── RECORDS FOR THIS TASK ──

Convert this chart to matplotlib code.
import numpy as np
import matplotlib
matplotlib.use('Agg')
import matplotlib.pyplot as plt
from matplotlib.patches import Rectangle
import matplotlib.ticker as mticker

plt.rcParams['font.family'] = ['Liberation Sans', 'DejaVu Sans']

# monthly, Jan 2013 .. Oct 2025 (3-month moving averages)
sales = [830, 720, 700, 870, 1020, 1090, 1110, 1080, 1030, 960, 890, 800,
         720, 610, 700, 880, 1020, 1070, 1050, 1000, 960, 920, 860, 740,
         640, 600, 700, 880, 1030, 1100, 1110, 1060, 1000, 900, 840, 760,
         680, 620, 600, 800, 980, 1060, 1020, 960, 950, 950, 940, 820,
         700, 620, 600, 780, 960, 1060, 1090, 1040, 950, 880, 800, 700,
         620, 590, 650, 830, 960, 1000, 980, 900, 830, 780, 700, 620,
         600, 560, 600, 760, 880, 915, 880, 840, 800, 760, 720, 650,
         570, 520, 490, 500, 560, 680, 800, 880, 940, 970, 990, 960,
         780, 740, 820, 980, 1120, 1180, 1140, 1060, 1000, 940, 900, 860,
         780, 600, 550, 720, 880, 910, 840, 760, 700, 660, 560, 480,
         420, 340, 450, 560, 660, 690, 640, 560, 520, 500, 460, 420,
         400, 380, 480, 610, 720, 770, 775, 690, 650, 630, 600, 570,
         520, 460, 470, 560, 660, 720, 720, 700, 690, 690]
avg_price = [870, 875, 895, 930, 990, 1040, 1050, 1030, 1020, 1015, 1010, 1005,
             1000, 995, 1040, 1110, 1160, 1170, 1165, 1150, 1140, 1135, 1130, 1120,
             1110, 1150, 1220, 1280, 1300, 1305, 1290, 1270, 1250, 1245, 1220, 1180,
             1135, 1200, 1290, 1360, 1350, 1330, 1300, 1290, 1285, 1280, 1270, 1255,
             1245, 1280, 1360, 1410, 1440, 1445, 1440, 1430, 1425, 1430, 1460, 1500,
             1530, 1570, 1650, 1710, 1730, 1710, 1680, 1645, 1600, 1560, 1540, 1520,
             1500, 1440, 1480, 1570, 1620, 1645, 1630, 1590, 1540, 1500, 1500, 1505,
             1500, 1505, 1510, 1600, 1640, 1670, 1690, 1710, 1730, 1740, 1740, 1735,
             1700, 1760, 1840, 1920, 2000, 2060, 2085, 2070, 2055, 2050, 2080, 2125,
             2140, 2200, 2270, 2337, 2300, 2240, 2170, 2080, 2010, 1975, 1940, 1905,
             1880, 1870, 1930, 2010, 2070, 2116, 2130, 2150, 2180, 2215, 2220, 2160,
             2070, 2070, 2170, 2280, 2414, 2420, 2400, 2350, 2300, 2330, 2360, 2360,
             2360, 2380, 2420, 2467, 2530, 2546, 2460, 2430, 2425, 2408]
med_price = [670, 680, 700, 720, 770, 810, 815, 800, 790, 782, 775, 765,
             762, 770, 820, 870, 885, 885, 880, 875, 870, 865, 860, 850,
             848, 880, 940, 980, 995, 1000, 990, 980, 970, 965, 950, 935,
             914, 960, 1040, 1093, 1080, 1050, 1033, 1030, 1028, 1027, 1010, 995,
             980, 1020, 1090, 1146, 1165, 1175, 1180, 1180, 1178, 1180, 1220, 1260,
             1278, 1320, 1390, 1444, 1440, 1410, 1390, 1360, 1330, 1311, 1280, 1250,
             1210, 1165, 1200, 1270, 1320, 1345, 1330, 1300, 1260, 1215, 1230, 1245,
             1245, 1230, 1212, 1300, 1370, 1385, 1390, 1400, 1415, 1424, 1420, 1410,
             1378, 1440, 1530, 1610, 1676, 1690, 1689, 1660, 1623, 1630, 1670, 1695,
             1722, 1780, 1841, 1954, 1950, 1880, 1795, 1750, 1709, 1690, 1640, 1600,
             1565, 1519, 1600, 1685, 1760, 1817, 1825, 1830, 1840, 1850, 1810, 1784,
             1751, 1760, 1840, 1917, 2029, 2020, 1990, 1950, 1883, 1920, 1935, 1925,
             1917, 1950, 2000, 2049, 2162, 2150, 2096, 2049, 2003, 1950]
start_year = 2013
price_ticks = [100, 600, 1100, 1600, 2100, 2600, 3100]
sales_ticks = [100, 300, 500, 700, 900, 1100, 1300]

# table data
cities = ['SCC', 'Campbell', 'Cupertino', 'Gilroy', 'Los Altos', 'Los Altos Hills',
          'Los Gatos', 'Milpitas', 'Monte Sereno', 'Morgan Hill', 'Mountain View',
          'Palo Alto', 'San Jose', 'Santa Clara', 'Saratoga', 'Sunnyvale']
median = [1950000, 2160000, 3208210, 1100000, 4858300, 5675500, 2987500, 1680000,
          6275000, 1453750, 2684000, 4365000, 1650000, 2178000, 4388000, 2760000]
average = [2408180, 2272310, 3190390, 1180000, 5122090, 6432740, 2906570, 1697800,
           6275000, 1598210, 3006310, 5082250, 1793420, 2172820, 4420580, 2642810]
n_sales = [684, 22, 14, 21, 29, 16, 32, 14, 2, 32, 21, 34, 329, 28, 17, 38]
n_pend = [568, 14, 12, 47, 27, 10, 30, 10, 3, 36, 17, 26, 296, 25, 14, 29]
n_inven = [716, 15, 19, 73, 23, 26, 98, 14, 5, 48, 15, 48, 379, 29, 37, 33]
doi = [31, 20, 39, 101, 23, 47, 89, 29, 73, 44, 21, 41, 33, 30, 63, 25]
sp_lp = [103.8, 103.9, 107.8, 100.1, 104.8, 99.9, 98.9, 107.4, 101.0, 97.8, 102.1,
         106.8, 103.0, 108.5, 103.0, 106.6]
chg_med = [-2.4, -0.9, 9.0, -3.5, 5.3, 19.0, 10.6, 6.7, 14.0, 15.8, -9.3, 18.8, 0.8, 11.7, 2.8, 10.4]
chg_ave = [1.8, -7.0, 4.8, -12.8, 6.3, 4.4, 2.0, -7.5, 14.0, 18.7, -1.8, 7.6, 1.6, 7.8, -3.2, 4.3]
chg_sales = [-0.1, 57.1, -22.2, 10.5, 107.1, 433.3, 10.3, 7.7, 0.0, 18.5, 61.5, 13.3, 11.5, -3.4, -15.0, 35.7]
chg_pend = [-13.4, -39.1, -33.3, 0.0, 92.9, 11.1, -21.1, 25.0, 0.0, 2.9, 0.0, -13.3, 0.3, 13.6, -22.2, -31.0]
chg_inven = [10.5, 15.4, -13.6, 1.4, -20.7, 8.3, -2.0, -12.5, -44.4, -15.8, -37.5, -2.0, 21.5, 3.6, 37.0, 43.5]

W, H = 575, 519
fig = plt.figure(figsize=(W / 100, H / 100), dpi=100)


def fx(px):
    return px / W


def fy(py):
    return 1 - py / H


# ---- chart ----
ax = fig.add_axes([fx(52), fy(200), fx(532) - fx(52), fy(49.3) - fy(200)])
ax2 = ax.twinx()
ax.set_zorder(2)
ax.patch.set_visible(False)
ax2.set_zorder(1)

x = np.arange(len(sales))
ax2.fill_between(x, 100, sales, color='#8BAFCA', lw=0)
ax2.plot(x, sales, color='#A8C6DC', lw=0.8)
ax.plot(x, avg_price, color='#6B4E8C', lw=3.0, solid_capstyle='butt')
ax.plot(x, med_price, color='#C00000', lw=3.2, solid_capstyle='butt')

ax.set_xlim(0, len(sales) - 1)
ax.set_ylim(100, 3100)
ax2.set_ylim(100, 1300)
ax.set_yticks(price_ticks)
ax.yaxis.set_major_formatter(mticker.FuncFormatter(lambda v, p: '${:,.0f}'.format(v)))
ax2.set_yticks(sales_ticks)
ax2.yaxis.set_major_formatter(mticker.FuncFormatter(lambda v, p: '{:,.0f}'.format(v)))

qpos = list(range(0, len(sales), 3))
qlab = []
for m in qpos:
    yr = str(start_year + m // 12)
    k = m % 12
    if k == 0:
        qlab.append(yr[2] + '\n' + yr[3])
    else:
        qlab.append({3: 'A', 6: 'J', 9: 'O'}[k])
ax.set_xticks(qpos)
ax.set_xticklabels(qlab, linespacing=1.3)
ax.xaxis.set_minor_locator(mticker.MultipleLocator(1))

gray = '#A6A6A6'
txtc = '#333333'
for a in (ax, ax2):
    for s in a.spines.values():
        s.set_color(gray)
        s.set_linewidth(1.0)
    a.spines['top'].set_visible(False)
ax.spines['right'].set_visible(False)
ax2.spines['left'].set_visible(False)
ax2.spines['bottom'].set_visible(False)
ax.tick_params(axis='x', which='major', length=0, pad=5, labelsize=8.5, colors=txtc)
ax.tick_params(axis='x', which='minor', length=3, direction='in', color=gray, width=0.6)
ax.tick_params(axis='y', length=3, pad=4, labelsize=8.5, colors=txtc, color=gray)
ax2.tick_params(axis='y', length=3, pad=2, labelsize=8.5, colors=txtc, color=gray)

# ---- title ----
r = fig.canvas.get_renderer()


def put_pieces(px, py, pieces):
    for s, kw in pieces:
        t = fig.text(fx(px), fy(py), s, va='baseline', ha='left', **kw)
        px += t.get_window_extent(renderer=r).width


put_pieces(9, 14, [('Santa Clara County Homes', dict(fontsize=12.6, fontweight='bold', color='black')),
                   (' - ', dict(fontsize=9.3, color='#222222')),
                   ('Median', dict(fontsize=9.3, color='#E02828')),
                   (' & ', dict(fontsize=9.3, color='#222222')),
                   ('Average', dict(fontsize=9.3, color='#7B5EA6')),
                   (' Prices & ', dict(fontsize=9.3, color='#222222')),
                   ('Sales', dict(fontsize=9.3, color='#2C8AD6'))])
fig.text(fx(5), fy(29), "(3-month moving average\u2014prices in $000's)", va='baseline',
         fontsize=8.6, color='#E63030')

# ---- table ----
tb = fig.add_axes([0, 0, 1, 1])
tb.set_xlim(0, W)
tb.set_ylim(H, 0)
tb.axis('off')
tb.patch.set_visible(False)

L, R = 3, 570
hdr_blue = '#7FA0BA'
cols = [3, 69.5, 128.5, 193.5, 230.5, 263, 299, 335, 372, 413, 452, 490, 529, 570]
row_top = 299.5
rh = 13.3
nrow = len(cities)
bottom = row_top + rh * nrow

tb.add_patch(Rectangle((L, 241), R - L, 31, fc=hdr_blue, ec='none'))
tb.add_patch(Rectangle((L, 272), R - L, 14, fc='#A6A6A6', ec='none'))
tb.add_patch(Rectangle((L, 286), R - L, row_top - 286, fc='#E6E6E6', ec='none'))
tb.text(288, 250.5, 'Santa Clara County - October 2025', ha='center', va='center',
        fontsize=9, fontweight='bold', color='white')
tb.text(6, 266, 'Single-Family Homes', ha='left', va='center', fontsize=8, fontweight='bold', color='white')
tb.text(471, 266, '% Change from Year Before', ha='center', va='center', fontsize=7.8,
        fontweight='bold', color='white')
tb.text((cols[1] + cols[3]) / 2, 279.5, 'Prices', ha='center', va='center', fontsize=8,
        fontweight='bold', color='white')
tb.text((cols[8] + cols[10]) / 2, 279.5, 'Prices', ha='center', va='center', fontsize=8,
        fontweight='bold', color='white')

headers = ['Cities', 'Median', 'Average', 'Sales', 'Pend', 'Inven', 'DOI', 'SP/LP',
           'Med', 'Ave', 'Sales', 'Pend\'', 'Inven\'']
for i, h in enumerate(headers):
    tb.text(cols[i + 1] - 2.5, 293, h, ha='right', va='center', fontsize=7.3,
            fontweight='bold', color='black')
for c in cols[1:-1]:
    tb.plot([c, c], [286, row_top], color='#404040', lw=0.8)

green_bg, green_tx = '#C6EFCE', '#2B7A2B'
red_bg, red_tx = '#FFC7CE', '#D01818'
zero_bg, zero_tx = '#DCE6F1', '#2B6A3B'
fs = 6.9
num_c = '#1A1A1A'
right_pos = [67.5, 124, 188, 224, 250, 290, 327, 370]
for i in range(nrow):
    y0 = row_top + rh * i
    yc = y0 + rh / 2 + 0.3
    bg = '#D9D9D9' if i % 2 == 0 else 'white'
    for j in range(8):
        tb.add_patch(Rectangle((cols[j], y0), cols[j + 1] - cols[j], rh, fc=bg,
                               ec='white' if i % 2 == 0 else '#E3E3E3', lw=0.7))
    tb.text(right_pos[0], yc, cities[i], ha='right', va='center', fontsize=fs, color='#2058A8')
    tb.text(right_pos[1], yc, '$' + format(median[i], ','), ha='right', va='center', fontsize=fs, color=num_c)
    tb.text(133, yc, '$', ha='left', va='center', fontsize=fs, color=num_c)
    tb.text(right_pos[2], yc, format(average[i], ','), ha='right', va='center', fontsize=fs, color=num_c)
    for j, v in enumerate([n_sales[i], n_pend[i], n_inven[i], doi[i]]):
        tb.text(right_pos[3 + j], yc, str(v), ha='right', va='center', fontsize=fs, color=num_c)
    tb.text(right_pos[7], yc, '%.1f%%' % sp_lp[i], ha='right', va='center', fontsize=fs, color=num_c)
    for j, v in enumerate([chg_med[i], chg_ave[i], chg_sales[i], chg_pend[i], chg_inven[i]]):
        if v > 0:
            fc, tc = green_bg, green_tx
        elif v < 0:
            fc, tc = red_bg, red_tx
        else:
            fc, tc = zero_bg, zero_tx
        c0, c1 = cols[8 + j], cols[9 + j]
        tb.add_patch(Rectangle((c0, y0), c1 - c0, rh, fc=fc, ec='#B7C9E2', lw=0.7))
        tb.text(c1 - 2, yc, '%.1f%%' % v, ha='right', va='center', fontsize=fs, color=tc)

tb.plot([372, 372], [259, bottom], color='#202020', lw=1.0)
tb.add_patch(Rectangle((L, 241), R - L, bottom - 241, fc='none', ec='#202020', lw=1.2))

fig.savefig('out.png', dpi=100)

───
── RECORDS FOR THIS TASK ──

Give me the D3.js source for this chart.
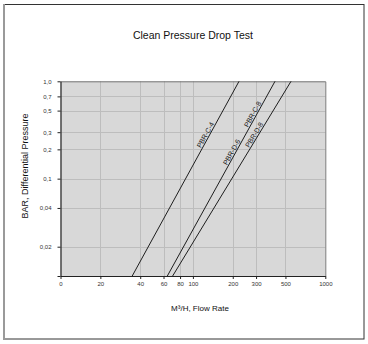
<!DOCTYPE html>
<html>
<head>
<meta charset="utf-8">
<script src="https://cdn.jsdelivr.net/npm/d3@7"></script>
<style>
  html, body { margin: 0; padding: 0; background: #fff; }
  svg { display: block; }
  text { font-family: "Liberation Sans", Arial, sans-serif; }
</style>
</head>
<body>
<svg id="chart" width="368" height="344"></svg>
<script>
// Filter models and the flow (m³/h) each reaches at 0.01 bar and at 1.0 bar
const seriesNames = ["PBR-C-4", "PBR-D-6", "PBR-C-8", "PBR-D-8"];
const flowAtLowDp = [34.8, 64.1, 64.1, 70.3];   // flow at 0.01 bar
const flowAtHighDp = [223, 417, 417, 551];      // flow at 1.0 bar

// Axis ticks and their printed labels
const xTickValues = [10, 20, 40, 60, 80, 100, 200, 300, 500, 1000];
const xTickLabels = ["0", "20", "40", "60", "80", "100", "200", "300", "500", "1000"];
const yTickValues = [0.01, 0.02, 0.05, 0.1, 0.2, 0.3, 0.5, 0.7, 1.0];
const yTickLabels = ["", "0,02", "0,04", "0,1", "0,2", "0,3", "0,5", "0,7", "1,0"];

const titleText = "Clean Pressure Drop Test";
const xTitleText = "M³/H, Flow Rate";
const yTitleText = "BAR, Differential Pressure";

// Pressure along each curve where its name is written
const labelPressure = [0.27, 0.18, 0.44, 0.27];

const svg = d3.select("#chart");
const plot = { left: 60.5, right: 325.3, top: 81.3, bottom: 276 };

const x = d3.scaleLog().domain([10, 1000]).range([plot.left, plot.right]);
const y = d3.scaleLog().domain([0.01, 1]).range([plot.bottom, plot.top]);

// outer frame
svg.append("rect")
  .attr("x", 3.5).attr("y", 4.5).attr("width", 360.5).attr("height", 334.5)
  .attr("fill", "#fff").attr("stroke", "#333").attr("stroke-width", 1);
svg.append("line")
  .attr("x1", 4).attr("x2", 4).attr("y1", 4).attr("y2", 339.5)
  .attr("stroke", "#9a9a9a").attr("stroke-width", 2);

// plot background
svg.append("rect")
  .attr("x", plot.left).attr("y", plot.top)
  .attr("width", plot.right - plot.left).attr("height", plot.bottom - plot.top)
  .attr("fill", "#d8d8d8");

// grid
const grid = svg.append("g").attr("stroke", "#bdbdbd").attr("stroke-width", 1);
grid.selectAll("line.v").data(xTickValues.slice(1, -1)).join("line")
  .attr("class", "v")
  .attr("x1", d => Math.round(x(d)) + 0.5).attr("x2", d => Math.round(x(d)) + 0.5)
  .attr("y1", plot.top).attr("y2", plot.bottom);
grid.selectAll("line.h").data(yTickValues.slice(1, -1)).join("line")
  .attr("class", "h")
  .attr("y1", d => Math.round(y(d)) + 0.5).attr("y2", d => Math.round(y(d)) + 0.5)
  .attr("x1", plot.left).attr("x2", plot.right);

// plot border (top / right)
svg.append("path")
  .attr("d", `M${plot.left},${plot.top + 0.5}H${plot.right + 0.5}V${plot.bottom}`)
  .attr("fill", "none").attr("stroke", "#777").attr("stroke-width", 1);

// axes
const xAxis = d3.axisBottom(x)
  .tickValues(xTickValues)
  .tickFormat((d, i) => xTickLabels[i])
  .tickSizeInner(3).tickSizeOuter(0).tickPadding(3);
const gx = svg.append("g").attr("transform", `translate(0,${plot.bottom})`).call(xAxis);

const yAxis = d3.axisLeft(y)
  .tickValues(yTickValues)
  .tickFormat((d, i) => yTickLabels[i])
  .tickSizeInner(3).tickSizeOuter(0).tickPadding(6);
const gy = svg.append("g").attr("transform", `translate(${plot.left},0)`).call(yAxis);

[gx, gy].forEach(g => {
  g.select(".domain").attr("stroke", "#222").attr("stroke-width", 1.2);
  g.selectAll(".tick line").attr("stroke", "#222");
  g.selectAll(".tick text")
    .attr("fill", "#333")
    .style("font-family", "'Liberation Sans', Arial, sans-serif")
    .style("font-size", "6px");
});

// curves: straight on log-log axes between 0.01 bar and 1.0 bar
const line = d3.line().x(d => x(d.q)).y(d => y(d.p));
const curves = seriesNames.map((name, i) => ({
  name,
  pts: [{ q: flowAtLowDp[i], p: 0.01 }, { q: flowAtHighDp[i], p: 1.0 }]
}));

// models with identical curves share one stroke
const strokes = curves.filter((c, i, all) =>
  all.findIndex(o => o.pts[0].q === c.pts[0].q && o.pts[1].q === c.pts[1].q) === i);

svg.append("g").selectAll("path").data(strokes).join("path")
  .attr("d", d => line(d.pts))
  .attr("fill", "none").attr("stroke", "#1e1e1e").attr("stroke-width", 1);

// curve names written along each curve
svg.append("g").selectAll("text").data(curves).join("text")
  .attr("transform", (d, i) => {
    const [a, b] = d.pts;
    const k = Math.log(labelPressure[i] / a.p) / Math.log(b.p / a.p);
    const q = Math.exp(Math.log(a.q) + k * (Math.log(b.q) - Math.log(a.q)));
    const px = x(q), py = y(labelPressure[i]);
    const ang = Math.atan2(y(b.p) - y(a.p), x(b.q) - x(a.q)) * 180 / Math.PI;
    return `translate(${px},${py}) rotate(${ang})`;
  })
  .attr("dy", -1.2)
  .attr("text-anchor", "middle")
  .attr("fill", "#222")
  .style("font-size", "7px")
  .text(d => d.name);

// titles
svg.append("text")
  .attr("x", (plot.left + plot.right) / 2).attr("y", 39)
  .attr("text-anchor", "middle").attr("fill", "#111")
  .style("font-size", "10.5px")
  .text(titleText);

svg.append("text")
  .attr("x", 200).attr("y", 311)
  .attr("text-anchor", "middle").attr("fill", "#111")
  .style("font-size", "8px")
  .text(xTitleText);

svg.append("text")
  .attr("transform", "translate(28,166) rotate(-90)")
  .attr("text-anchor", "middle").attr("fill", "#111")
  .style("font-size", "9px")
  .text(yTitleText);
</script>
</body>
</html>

───

DESCRIPTION OF THE TASK: For the entries shown above, give the number of lines that include the word "matplotlib", without any other text.

WRITTEN SOLUTION: 6